• _Task description_:
Starting from the top of the material, restate each line exactly until the line that contains "4,684 Km\u00a0\u00a0DESNIVEL: 321", which is also copied. Pictures are excluded.

• _Data extract_:

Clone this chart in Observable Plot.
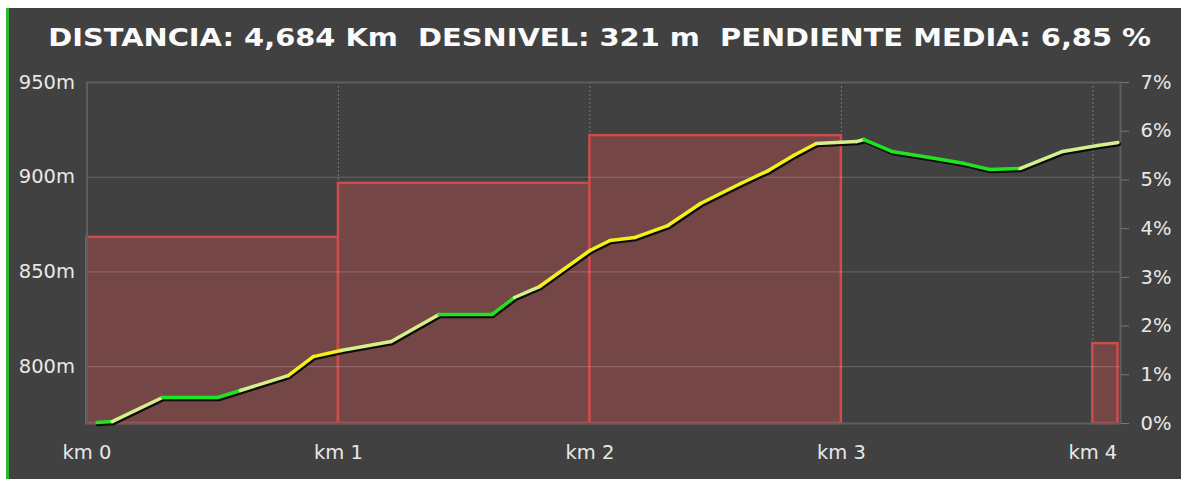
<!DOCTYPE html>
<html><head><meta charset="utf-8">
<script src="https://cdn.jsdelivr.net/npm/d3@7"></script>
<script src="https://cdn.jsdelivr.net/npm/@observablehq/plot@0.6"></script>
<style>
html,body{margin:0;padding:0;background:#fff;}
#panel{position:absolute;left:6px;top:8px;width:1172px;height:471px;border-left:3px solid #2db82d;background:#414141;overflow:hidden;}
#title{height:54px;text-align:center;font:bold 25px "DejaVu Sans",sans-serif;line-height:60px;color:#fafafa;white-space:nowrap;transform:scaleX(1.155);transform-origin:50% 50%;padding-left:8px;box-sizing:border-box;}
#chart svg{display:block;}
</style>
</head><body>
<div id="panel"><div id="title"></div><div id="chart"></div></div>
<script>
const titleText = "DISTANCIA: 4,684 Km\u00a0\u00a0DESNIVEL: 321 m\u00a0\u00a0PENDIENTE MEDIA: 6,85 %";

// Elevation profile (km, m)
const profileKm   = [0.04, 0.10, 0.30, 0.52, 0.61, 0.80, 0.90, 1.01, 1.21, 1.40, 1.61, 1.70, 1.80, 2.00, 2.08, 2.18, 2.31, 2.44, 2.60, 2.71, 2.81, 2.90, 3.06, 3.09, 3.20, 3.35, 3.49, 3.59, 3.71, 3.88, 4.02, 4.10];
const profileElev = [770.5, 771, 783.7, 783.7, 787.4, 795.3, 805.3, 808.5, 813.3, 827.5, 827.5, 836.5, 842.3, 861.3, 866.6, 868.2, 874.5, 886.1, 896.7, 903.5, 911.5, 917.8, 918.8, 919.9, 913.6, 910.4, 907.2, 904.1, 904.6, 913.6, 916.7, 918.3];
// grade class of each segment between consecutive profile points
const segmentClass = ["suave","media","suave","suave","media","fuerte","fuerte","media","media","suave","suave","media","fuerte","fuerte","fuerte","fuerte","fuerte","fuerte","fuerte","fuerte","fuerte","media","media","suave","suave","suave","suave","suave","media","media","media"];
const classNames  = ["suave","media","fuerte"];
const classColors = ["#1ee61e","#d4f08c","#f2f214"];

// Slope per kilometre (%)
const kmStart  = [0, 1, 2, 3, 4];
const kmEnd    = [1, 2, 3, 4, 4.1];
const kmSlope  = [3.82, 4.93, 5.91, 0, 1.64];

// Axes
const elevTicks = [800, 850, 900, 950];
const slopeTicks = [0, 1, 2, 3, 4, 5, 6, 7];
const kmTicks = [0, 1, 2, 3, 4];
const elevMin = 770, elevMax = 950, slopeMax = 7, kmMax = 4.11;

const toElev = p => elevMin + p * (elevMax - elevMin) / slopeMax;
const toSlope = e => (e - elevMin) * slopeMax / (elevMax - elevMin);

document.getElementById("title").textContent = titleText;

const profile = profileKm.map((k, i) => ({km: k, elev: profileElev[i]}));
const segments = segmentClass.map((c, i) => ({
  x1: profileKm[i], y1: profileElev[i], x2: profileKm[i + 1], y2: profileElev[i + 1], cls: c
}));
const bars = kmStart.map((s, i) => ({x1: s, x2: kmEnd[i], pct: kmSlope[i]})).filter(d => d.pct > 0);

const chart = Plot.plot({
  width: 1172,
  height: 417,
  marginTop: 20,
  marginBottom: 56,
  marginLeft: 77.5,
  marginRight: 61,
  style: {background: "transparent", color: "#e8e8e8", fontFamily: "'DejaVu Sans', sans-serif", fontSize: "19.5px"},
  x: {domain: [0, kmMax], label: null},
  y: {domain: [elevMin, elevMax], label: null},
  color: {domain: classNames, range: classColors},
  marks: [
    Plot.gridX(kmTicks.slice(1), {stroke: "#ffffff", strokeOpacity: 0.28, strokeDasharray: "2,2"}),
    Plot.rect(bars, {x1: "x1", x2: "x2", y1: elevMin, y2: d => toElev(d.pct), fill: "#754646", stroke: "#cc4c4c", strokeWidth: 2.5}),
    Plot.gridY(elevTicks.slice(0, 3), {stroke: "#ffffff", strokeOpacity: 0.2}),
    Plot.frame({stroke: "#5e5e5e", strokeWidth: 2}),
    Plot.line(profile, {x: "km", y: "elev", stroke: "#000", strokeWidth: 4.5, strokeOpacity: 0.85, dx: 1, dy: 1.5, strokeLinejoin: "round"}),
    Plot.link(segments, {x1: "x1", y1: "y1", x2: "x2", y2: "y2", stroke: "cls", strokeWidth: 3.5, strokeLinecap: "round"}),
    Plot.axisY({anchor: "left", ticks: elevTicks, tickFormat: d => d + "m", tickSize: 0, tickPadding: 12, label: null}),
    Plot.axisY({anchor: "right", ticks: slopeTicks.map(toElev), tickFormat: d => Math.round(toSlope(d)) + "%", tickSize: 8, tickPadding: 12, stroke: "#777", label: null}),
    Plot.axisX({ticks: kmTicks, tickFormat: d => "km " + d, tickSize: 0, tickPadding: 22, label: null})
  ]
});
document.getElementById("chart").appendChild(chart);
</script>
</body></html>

• _Task answer_:
Clone this chart in Observable Plot.
<!DOCTYPE html>
<html><head><meta charset="utf-8">
<script src="https://cdn.jsdelivr.net/npm/d3@7"></script>
<script src="https://cdn.jsdelivr.net/npm/@observablehq/plot@0.6"></script>
<style>
html,body{margin:0;padding:0;background:#fff;}
#panel{position:absolute;left:6px;top:8px;width:1172px;height:471px;border-left:3px solid #2db82d;background:#414141;overflow:hidden;}
#title{height:54px;text-align:center;font:bold 25px "DejaVu Sans",sans-serif;line-height:60px;color:#fafafa;white-space:nowrap;transform:scaleX(1.155);transform-origin:50% 50%;padding-left:8px;box-sizing:border-box;}
#chart svg{display:block;}
</style>
</head><body>
<div id="panel"><div id="title"></div><div id="chart"></div></div>
<script>
const titleText = "DISTANCIA: 4,684 Km\u00a0\u00a0DESNIVEL: 321 m\u00a0\u00a0PENDIENTE MEDIA: 6,85 %";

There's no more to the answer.